Mathematically, the classic SD step latency is T_SD(γ)=T_draft(γ)+T_target(γ) because verification cannot start before the draft window is ready. Mirror‑SD’s parallelism changes the critical path to max(T_draft_reduced, T_target). Moreover, the probability that a corrected prefix already exists in the hypothesis tree, Ω_κ = ∑_{y∈Top‑κ} p_target(y), grows with κ and approaches 1 as κ→|V|. When Ω_κ is high, most corrections are satisfied by reusing pre‑computed branches, further reducing the effective draft work.

The authors evaluate Mirror‑SD on SpecBench, a suite of eight representative generation tasks (text completion, code synthesis, dialogue, etc.) using three model sizes: 14 B, 34 B, and 66 B parameters. Experiments span a range of γ (4–8) and κ (8–16) values, and the heterogeneous configuration uses 8 GPUs and 8 NPUs. Results show:

• Wall‑time reductions from 2.8× to 5.8× across tasks, with an average speed‑up of 3.9×.
• A 30 % average relative improvement over the strongest baseline, EAGLE3.
• Acceptance rates up to 0.92 (vs. ≈0.85 for vanilla SD) with κ = 12, γ = 8.
• Memory footprint 12 % lower than baseline SD and power‑efficiency gains of 1.4×.

Ablation studies confirm that (i) SS alone yields ≈1.5× draft speed‑up but does not affect overall latency without parallel execution, (ii) increasing κ improves reuse probability Ω_κ and thus reduces the number of fresh rollouts, and (iii) heterogeneous placement consistently outperforms homogeneous GPU‑only or NPU‑only deployments because it balances compute intensity and reduces contention on the GPU’s all‑reduce operations.

The paper also discusses limitations. The draft must be trained from scratch with the SPD architecture, which adds a training pipeline cost. The Top‑κ channel assumes a manageable vocabulary size; for extremely large vocabularies the κ needed for high Ω_κ may become prohibitive. NPU memory bandwidth can become a bottleneck for deeper drafts, requiring careful depth selection (N_d). Future work is suggested in (a) bidirectional feedback where the target also proposes correction candidates to the draft, (b) dynamic adaptation of γ and κ based on runtime acceptance statistics, and (c) extension to multimodal models where early‑exit signals may include visual embeddings.

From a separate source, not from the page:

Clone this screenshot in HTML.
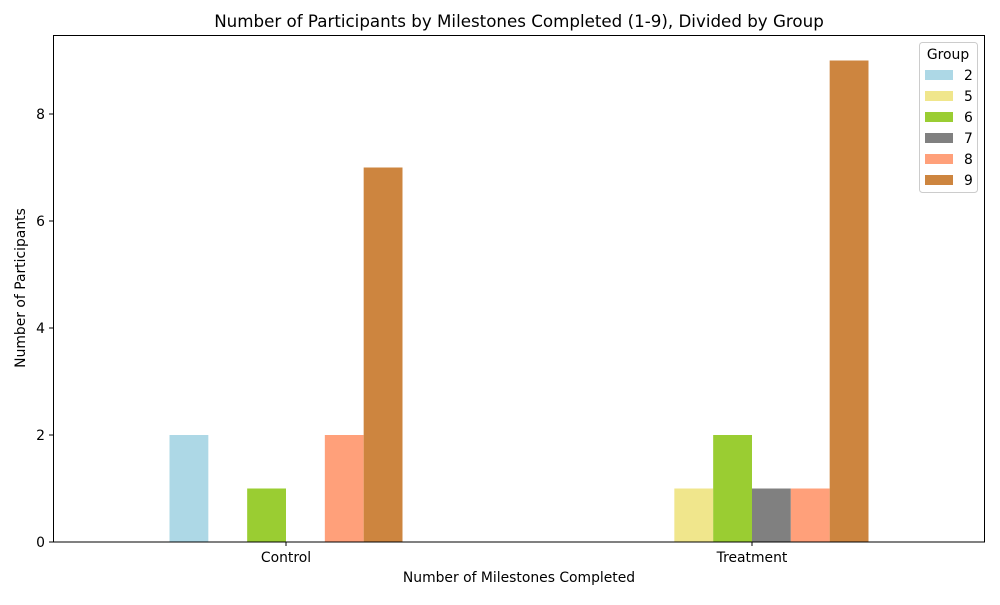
<!DOCTYPE html>
<html><head><meta charset="utf-8"><style>
body{margin:0;background:#fff;font-family:"Liberation Sans","DejaVu Sans",sans-serif}
text{font-family:"DejaVu Sans","Liberation Sans",sans-serif}
</style></head><body>
<svg id="chart" width="1000" height="600" xmlns="http://www.w3.org/2000/svg">
<rect width="1000" height="600" fill="#fff"/>
<text x="519" y="27" font-size="16.7" text-anchor="middle">Number of Participants by Milestones Completed (1-9), Divided by Group</text>
<g id="bars"></g>
<rect x="53.5" y="35.5" width="931" height="506.5" fill="none" stroke="#000" stroke-width="1"/>
<g id="axes"></g>
<text x="519" y="582" font-size="13.9" text-anchor="middle">Number of Milestones Completed</text>
<text transform="translate(25,288) rotate(-90)" font-size="13.9" text-anchor="middle">Number of Participants</text>
<g id="legend">
<rect x="919.5" y="42.5" width="58" height="150" rx="3" fill="#fff" stroke="#ccc"/>
<text x="948" y="59" font-size="13.9" text-anchor="middle">Group</text>
</g>
</svg>
<script>
const categories = ["Control", "Treatment"];
const groups = ["2", "5", "6", "7", "8", "9"];
const colors = ["#add8e6", "#f0e68c", "#9acd32", "#808080", "#ffa07a", "#cd853f"];
const series2 = [2, 0];
const series5 = [0, 1];
const series6 = [1, 2];
const series7 = [0, 1];
const series8 = [2, 1];
const series9 = [7, 9];
const yTicks = [0, 2, 4, 6, 8];
const allSeries = [series2, series5, series6, series7, series8, series9];
const NS = "http://www.w3.org/2000/svg";
const x0 = 53, x1 = 985, yB = 542, yT = 35;
const xCat = i => 286 + i * 466;
const unitX = 466;
const yScale = v => yB - v * 53.5;
const barsG = document.getElementById('bars');
const axesG = document.getElementById('axes');
const bw = unitX * 0.5 / groups.length;
allSeries.forEach((s, g) => {
  s.forEach((v, i) => {
    if (v <= 0) return;
    const r = document.createElementNS(NS, 'rect');
    const left = xCat(i) - unitX * 0.25 + g * bw;
    r.setAttribute('x', left);
    r.setAttribute('y', yScale(v));
    r.setAttribute('width', bw);
    r.setAttribute('height', yB - yScale(v));
    r.setAttribute('fill', colors[g]);
    
    
    barsG.appendChild(r);
  });
});
yTicks.forEach(t => {
  const y = yScale(t);
  const l = document.createElementNS(NS, 'line');
  l.setAttribute('x1', x0 - 4); l.setAttribute('x2', x0); l.setAttribute('y1', y); l.setAttribute('y2', y);
  l.setAttribute('stroke', '#000');
  
  
  axesG.appendChild(l);
  const tx = document.createElementNS(NS, 'text');
  tx.setAttribute('x', x0 - 8); tx.setAttribute('y', y + 5);
  tx.setAttribute('font-size', '13.9'); tx.setAttribute('text-anchor', 'end');
  tx.textContent = t;
  
  
  axesG.appendChild(tx);
});
categories.forEach((c, i) => {
  const x = xCat(i);
  const l = document.createElementNS(NS, 'line');
  l.setAttribute('x1', x); l.setAttribute('x2', x); l.setAttribute('y1', yB); l.setAttribute('y2', yB + 4);
  l.setAttribute('stroke', '#000');
  
  
  axesG.appendChild(l);
  const tx = document.createElementNS(NS, 'text');
  tx.setAttribute('x', x); tx.setAttribute('y', yB + 20);
  tx.setAttribute('font-size', '13.9'); tx.setAttribute('text-anchor', 'middle');
  tx.textContent = c;
  
  
  axesG.appendChild(tx);
});
const leg = document.getElementById('legend');
groups.forEach((g, k) => {
  const cy = 75 + k * 21;
  const r = document.createElementNS(NS, 'rect');
  r.setAttribute('x', 925); r.setAttribute('y', cy - 5); r.setAttribute('width', 28); r.setAttribute('height', 10);
  r.setAttribute('fill', colors[k]);
  
  
  leg.appendChild(r);
  const t = document.createElementNS(NS, 'text');
  t.setAttribute('x', 964); t.setAttribute('y', cy + 5); t.setAttribute('font-size', '13.9');
  t.textContent = g;
  
  
  leg.appendChild(t);
});
</script>
</body></html>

In summary, Mirror‑SD introduces a novel “mirror” speculation paradigm—where the draft speculates forward continuations and the target simultaneously speculates correction paths—combined with a practical heterogeneous hardware mapping. This co‑design eliminates the inherent latency‑acceptance coupling of prior speculative decoding methods, delivering substantial real‑world speed‑ups for server‑scale LLMs while preserving the exact output distribution of the original model. The approach opens a clear path toward low‑latency, high‑throughput LLM services on modern SoCs, benefiting interactive assistants, on‑device code generation, and any application demanding near‑real‑time language generation.